(Data excerpts):
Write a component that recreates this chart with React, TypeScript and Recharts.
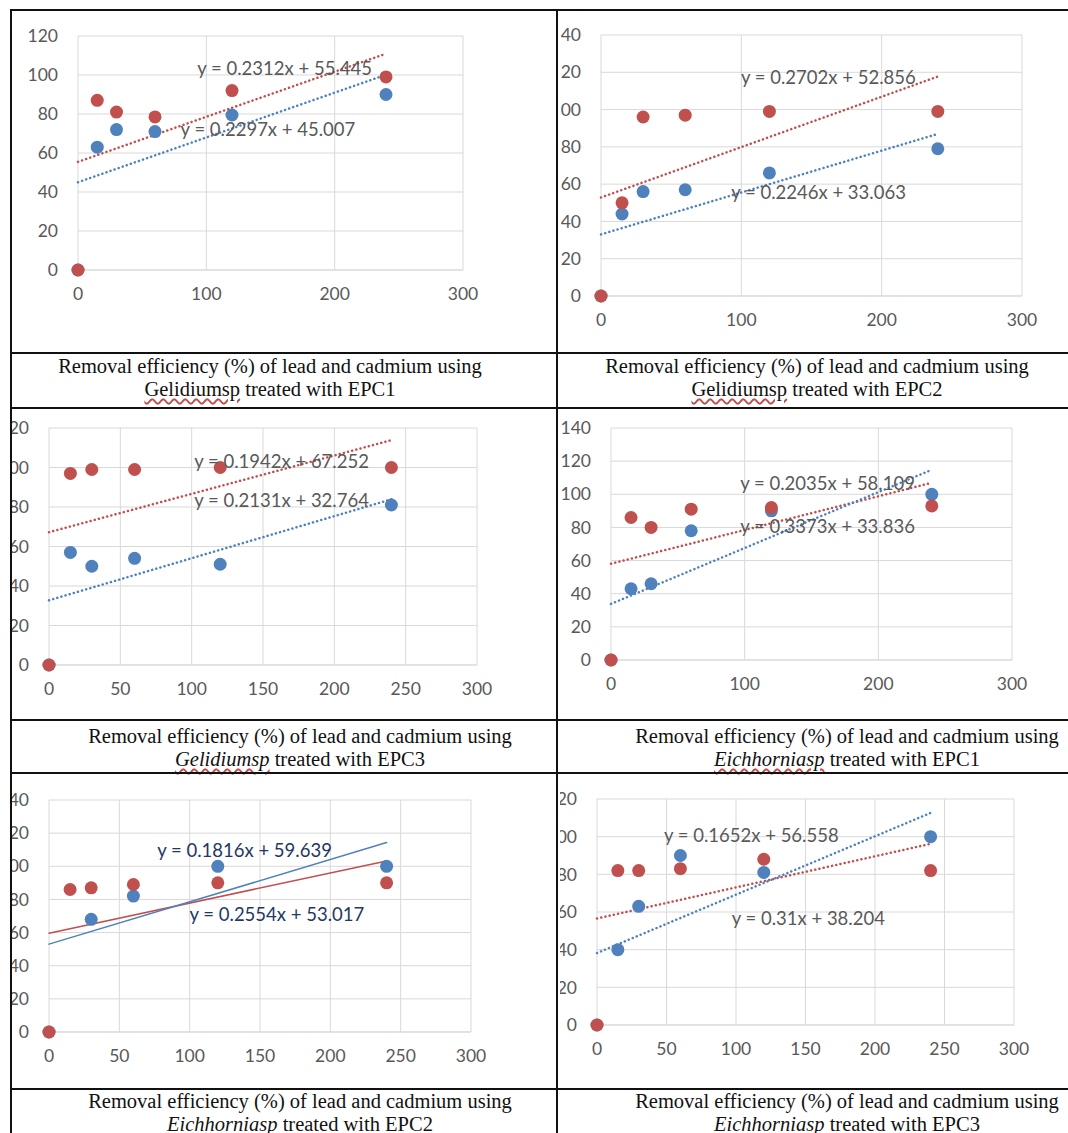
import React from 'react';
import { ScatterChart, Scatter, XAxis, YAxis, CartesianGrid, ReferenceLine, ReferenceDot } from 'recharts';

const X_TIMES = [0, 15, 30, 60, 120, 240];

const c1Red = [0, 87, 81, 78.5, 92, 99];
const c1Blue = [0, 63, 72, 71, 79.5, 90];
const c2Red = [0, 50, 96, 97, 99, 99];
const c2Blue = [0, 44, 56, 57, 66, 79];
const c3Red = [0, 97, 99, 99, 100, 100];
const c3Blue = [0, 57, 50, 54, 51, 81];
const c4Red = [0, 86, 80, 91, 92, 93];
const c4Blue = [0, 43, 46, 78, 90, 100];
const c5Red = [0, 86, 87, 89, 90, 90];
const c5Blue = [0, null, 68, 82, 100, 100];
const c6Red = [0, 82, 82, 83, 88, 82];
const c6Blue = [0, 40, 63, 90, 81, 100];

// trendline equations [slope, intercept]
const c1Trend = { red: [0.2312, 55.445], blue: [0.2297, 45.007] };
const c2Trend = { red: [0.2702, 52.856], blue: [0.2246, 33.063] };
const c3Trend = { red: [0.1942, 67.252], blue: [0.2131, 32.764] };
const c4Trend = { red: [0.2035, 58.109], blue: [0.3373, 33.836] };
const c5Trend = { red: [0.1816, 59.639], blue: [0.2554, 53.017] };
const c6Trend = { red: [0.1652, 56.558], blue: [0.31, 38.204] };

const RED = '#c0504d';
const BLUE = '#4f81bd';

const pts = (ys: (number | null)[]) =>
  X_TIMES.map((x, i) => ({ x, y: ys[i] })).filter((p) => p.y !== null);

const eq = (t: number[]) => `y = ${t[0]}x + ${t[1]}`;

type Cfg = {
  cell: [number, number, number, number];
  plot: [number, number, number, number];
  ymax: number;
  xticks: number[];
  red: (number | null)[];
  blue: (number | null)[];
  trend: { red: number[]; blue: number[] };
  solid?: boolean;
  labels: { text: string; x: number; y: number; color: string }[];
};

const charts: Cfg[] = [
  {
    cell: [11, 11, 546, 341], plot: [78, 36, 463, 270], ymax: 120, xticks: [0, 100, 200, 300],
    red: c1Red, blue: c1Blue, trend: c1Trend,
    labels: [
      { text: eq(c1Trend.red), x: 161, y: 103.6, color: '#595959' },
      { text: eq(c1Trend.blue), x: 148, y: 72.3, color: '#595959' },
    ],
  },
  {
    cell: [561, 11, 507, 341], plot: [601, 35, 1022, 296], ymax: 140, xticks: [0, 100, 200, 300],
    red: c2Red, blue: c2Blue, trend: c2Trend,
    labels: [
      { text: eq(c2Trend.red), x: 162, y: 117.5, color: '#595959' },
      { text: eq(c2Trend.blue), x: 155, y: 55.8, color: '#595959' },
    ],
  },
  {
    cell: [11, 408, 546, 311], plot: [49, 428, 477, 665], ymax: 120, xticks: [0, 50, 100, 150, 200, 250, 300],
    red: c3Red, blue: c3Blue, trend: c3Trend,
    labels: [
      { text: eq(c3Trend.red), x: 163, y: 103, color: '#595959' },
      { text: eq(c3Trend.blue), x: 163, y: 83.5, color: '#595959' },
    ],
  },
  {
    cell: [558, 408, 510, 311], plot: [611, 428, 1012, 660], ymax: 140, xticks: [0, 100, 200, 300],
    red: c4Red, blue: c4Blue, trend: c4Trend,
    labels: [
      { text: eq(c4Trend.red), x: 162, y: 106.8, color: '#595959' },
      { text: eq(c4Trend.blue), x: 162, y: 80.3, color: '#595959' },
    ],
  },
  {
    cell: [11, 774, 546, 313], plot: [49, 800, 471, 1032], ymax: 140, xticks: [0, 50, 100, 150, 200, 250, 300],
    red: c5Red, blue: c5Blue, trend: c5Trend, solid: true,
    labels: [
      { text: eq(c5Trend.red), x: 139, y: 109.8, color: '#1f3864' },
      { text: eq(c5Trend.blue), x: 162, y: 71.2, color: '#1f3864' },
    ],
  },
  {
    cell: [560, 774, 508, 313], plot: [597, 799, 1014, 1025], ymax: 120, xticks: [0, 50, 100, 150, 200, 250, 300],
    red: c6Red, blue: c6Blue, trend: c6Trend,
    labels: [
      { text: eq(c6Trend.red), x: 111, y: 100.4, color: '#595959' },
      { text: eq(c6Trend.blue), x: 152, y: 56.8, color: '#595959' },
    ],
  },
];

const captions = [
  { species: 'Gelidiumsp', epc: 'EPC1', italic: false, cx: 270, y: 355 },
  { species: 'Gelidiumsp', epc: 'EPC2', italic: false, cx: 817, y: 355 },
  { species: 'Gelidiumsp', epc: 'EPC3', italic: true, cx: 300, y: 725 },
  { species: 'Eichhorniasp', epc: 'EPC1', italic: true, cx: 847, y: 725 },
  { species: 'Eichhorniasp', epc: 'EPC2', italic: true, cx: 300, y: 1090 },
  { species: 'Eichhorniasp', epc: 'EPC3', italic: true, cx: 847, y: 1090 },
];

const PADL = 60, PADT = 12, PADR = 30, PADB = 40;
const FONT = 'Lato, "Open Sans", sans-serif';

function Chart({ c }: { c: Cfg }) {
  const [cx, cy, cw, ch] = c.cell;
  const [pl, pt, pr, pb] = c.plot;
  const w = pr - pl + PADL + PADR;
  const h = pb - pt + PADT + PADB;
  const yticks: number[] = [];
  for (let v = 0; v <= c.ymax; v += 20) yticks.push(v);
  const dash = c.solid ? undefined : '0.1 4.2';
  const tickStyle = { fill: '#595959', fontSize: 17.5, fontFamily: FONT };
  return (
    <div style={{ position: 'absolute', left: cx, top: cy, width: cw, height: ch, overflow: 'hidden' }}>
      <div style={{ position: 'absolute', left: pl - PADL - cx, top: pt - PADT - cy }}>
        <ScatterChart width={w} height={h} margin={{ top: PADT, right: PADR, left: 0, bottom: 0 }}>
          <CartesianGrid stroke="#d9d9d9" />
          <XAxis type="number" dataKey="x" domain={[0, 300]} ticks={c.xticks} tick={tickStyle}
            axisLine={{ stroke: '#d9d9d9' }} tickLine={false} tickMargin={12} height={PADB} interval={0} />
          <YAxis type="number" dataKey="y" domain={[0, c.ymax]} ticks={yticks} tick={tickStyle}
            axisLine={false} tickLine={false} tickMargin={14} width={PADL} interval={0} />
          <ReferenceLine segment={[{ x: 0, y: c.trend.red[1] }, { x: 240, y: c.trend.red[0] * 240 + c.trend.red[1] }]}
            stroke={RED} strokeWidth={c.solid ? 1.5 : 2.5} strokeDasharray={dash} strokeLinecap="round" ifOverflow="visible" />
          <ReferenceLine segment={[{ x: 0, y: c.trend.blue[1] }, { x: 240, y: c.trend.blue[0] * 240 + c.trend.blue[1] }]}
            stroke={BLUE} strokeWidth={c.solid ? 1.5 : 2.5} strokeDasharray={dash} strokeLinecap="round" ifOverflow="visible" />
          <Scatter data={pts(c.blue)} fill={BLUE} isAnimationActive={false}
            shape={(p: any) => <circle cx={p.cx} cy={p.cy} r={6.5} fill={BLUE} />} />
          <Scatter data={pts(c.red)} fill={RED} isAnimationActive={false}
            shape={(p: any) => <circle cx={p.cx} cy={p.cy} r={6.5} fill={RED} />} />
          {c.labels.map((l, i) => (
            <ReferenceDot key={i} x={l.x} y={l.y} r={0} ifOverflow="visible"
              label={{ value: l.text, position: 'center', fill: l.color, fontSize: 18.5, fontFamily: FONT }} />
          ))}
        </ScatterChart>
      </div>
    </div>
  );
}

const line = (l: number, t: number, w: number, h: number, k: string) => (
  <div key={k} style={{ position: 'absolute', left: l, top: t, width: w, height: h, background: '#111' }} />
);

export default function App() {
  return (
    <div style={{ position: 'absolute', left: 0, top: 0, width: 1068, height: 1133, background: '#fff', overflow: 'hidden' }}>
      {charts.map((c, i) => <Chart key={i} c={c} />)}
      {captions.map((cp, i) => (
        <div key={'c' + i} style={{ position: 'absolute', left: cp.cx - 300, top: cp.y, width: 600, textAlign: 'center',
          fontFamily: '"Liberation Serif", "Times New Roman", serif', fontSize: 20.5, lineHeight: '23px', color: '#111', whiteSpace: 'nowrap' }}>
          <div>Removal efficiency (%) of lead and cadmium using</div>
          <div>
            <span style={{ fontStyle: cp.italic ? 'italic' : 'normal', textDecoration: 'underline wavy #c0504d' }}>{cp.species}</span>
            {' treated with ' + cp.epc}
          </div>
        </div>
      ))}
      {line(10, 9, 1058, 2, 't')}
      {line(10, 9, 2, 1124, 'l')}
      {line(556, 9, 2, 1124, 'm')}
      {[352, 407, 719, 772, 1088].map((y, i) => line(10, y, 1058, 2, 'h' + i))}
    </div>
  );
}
==
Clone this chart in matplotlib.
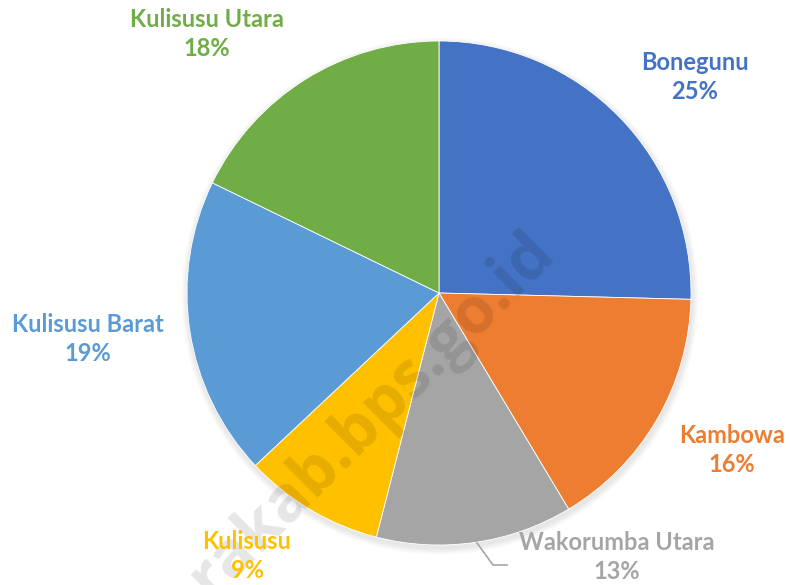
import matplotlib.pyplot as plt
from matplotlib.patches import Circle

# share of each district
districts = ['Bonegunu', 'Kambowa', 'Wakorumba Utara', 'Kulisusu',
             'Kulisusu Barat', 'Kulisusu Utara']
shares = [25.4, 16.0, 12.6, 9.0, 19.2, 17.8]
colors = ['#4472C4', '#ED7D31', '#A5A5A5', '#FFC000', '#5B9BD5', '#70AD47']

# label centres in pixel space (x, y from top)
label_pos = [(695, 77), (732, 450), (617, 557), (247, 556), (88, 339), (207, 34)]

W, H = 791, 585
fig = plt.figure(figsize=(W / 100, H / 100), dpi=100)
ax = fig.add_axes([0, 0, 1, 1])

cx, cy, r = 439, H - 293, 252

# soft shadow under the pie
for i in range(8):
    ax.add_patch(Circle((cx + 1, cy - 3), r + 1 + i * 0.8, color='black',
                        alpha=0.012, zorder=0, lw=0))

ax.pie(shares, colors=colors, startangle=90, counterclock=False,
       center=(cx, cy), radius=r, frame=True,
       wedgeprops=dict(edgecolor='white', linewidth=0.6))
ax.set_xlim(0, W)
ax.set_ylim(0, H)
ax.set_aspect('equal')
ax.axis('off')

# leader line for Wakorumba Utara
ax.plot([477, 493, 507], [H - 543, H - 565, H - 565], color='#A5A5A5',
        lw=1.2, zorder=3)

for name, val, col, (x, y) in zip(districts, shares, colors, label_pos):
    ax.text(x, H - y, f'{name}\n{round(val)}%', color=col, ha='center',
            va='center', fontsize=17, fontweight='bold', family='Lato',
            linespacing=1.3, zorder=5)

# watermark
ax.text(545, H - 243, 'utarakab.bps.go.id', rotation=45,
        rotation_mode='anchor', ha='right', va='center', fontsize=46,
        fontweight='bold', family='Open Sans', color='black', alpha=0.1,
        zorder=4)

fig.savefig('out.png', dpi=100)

(Given problem): Keep the pictures out, and extract only the lines that begin at the one containing "Write a component" and end at the one containing "const X_TIMES = [0, 15, 30, 60, 120, 240];", inclusive.

(Final result):
Write a component that recreates this chart with React, TypeScript and Recharts.
import React from 'react';
import { ScatterChart, Scatter, XAxis, YAxis, CartesianGrid, ReferenceLine, ReferenceDot } from 'recharts';

const X_TIMES = [0, 15, 30, 60, 120, 240];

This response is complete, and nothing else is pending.